USA Today Sports

Red Sox coach learned 2001 Mariners' lesson first-hand

Rob Bradford
August 09, 2018 - 8:42 pm

TORONTO - The coaches and the players in Rogers Centre's visitors' clubhouse weren't oblivious to the talk. Having a team that won 81 of its first 115 games will do that.

"What are we 35 games away? It's probably not a record we want to be focusing on," said one Red Sox player.

The conversation had been centered on the mark set by the 2001 Mariners, who finished their regular season with 116 wins before being bounced by the Yankees in the American League Championship Series. The landmark moment serves as a warning for any team like the Red Sox who probably can't imagine not finishing off its season with a World Series win.

Fortunately for the Sox, there was a coach sitting at the end of the row of lockers who would be happy to pass along the reality that was that Mariners' season. Ramon Vazquez should know what was like. He was there.

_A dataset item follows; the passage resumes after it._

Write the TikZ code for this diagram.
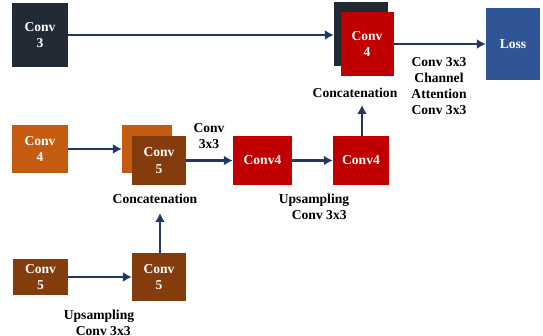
\documentclass[tikz,border=0pt]{standalone}
\usepackage{fontspec}
\setmainfont{Liberation Serif}
\usetikzlibrary{arrows.meta}
\definecolor{darkbox}{HTML}{222A35}
\definecolor{redbox}{HTML}{C00000}
\definecolor{orangebox}{HTML}{C55A11}
\definecolor{brownbox}{HTML}{843C0C}
\definecolor{lossbox}{HTML}{2F5597}
\definecolor{arrowc}{HTML}{203864}
\tikzset{
  blk/.style={rectangle, inner sep=0pt, align=center, text=white,
    font=\fontsize{13.6}{16.5}\selectfont\bfseries},
  lbl/.style={inner sep=0pt, align=center, text=black,
    font=\fontsize{13.6}{16}\selectfont\bfseries},
  arr/.style={draw=arrowc, line width=2.8pt, -{Latex[length=9pt,width=10pt]}}
}
\begin{document}
\begin{tikzpicture}[x=1pt,y=-1pt]
\useasboundingbox (0,0) rectangle (543,336);
% top row
\node[blk, fill=darkbox, minimum width=56pt, minimum height=64pt] (conv3) at (40,35) {Conv\\3};
\node[blk, fill=darkbox, minimum width=54pt, minimum height=64pt] (back) at (361,34) {};
\node[blk, fill=redbox, minimum width=53pt, minimum height=64pt] (c4top) at (367,44) {Conv\\4};
\node[blk, fill=lossbox, minimum width=54pt, minimum height=72pt] (loss) at (513,44) {Loss};
% middle row
\node[blk, fill=orangebox, minimum width=56pt, minimum height=48pt] (c4o) at (40,149) {Conv\\4};
\node[blk, fill=orangebox, minimum width=50pt, minimum height=48pt] (c4oback) at (147,149) {};
\node[blk, fill=brownbox, minimum width=54pt, minimum height=49pt] (c5front) at (159,160.5) {Conv\\5};
\node[blk, fill=redbox, minimum width=59pt, minimum height=49pt] (c4a) at (262.5,160.5) {Conv4};
\node[blk, fill=redbox, minimum width=56pt, minimum height=49pt] (c4b) at (361,160.5) {Conv4};
% bottom row
\node[blk, fill=brownbox, minimum width=55pt, minimum height=36pt] (c5l) at (40.5,277) {Conv\\5};
\node[blk, fill=brownbox, minimum width=54pt, minimum height=48pt] (c5r) at (159,277) {Conv\\5};
% labels
\node[lbl] (concat1) at (355,93) {Concatenation};
\node[lbl] (ca) at (439,86) {Conv 3x3\\Channel\\Attention\\Conv 3x3};
\node[lbl] (c33) at (209,136.5) {Conv\\3x3};
\node[lbl] (concat2) at (155,199) {Concatenation};
\node[lbl, align=left] (up1) at (314,207) {Upsampling\\\hspace*{13pt}Conv 3x3};
\node[lbl, align=left] (up2) at (99,322.5) {Upsampling\\\hspace*{12pt}Conv 3x3};
\coordinate (tip1) at (362,105);
\coordinate (tip2) at (160,213);
% connectors
\draw[arr] (conv3.east) -- (conv3.east -| back.west);
\draw[arr] (c4top.east) -- (loss.west);
\draw[arr] (c4o.east) -- (c4o.east -| c4oback.west);
\draw[arr] (c5front.east) -- (c4a.west);
\draw[arr] (c4a.east) -- (c4b.west);
\draw[arr] (c4b.north -| tip1) -- (tip1);
\draw[arr] (c5l.east) -- (c5l.east -| c5r.west);
\draw[arr] (c5r.north -| tip2) -- (tip2);
\end{tikzpicture}
\end{document}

"We never really talked about breaking the record or anything like that. The atmosphere, it was just a magical year for us," said Vazquez, the Red Sox' quality control coach, who appeared in 17 regular season games and one postseason contest for those '01 Mariners. "They had a veteran team and you could feel every time you went out there you were going to have a good chance to win the game. It was fun. Nobody talked about the record or anything like that. It was just focusing on playing the game the right way and staying healthy for the playoffs. It was fun being around those guys. For the first time being in the big leagues, it was a great experience.

"Like these guys, we were just thinking about playing the game and winning that day."

Vazquez is quick to point out that while the level of regular season success might be similar between that Seattle club and this edition of the Red Sox, it's not an apples-to-apples situation.

The Mariners were an extremely veteran club, with nine position players 32-years-old or older, a bullpen made up of almost exclusively 30-somethings and a starting rotation anchored by Jamie Moyer (38), Aaron Sele (31) and Paul Abbott (33).

"They had done it for so long," remembered Vazquez. "You look at that lineup back in ’01, all those guys had been in the big leagues for a long time. It was a really good, veteran team. But the information wasn’t there. I don't remember having one hitters' meeting."

The Red Sox' coach clearly does not see this as a mirror image of that Mariners' situation, in large part because of the way the Sox go about doing things. It wasn't like Seattle's loss to New York was a product of overconfidence or lack of focus. Lou Pinella's team did go 15-6 in the final month while beating the Indians in the American League Division Series. ("The Yankees just played better than us," he said.)

It's just that it was a different group at a different time.

"We know how good these guys are," said Vazquez of his current club. "To me, watching them prepare, it doesn’t matter who we’re playing. It doesn’t matter if we’re playing a first-place team or a last-place team, these guys prepare the same way every day. They’re not willing to give up at-bats, no matter if the game is 14-0. They’re getting after it and it’s fun to see. It’s a little different (than in Seattle). I was a young kid with all those veteran guys. Now you see all these young guys getting after it, with all the information they have these days. It’s fun to watch."

He adds, "It doesn’t matter who you’re playing. You see it over and over. We got beat by Tampa and Baltimore. It can happen. Everyone in here knows. They prepare. If we lose that day it’s because they happen to play better, but it’s not because we were not prepared, which is the main focus with these guys."